Swarthout answers all of this and more as she delves into some of the funniest and weirdest traditions of the Middle Ages. The book is not too far off the mark, but does forgo some of the finer details about women’s lived experiences of marriage throughout the Middle Ages. What we know from medieval manuscript sources tells a slightly different story, where marriage was less about love and more about political arrangements.
Part one finishes by discussing death. Although never a particularly appealing topic, it wasn’t all doom and gloom in medieval times. Rather, Swarthout includes images from medieval manuscripts of the Danse Macabre (dance of death), which depicts a skeletal personification of death leading people of all ages and walks of life in a dance to their graves, occasionally with musical accompaniment.
As a medieval scholar, I found this approach to exploring life and death in the Middle Ages engaging. But Swarthout does well to make the sometimes difficult and grisly subjects approachable to non-expert readers through the book’s use of full-colour images, puzzles and flowcharts.
Animals in the medieval world
Part two, The Bestiary, is rather different and catalogues the animal side of life in the Middle Ages. Moving systematically through the four categories of the animal kingdom – beasts, birds, fish and serpents – Swarthout does a very good job of giving the reader a fully-fledged tour of everything you could ever want to know about these animals.

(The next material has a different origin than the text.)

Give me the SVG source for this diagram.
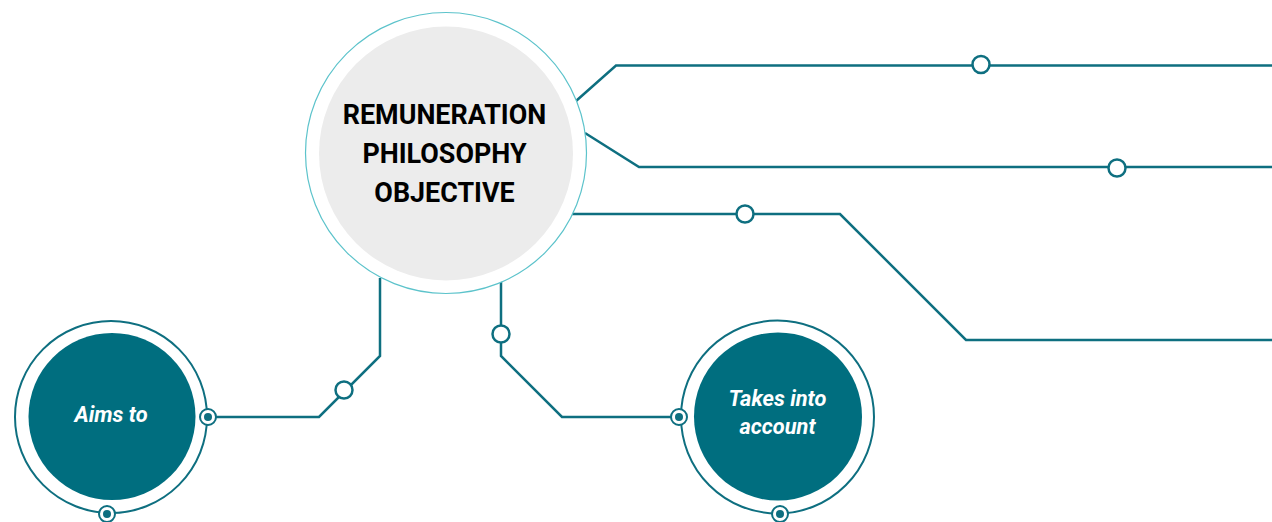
<svg xmlns="http://www.w3.org/2000/svg" width="1272" height="522" viewBox="0 0 1272 522">
<style>
.ln{fill:none;stroke:#0e6f80;stroke-width:2.5;stroke-linejoin:miter}
.dot{fill:#fff;stroke:#0e6f80;stroke-width:2.5}
.ring{fill:#fff;stroke:#0e6f80;stroke-width:2}
.core{fill:#006e7f}
.port{fill:#fff;stroke:#0e6f80;stroke-width:2}
.pin{fill:#0e6f80}
.lbl{font-family:Roboto,"Liberation Sans",sans-serif;font-weight:bold;font-style:italic;font-size:21.8px;fill:#fff;text-anchor:middle}
.title{font-family:Roboto,"Liberation Sans",sans-serif;font-weight:bold;font-size:26.9px;fill:#000;text-anchor:middle}
</style>
<rect width="1272" height="522" fill="#fff"/>
<g id="connectors">
<polyline class="ln" points="576,101 616,65.5 1272,65.5"/>
<polyline class="ln" points="585,133 639,167 1272,167"/>
<polyline class="ln" points="570,214 840,214 966,340 1272,340"/>
<polyline class="ln" points="380,278 380,356 319,417 208,417"/>
<polyline class="ln" points="501,281 501,356 562,417 679,417"/>
<circle class="dot" cx="981" cy="64.5" r="8.5"/>
<circle class="dot" cx="1117" cy="168" r="8.5"/>
<circle class="dot" cx="745" cy="214" r="8.5"/>
<circle class="dot" cx="344" cy="390" r="8.5"/>
<circle class="dot" cx="501" cy="334" r="8.5"/>
</g>
<g id="center">
<circle cx="446" cy="153" r="140.5" fill="#fff" stroke="#5cc3cb" stroke-width="1.2"/>
<circle cx="446" cy="153.5" r="127" fill="#ececec"/>
<text class="title" x="444.5" y="124">REMUNERATION</text>
<text class="title" x="444.5" y="163">PHILOSOPHY</text>
<text class="title" x="444.5" y="202">OBJECTIVE</text>
</g>
<g id="aims">
<circle class="ring" cx="111" cy="417" r="96"/>
<circle class="core" cx="112" cy="416.5" r="83.5"/>
<text class="lbl" x="111" y="422">Aims to</text>
<circle class="port" cx="208" cy="417" r="8"/>
<circle class="pin" cx="208" cy="417" r="4"/>
<circle class="port" cx="107" cy="514" r="8"/>
<circle class="pin" cx="107" cy="514" r="4"/>
</g>
<g id="takes">
<circle class="ring" cx="777.5" cy="417" r="96.5"/>
<circle class="core" cx="778" cy="416.5" r="84"/>
<text class="lbl" x="777.5" y="406">Takes into</text>
<text class="lbl" x="777.5" y="434">account</text>
<circle class="port" cx="679" cy="417" r="8"/>
<circle class="pin" cx="679" cy="417" r="4"/>
<circle class="port" cx="780" cy="514" r="8"/>
<circle class="pin" cx="780" cy="514" r="4"/>
</g>
</svg>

Again, there is fun to be had and facts a plenty you’ll want to share with friends. Take, for instance, the fact that in medieval folklore, hedgehogs were said to use their quills to carry great amounts of food on their backs. Or that eels were valuable creatures used by many as a form of payment.
Again, Swarthout has done her research, drawing on medieval manuscripts called bestiaries, which still survive today. These were treatises on various real or mythical kinds of animals, often accompanied by moralising anecdotes.
Weird Medieval Guys is an entertaining book. It’s bright and colourful and would make a perfect gift for anyone with an interest in the Middle Ages, or in history more generally. Although this is by no means a scholarly text, the purpose of the book – to give a fun introduction to life in the Middle Ages – is more than well achieved. Most of all, the text is enticingly re-readable and will remain a favourite for the non-expert, while also being enjoyable to the specialist.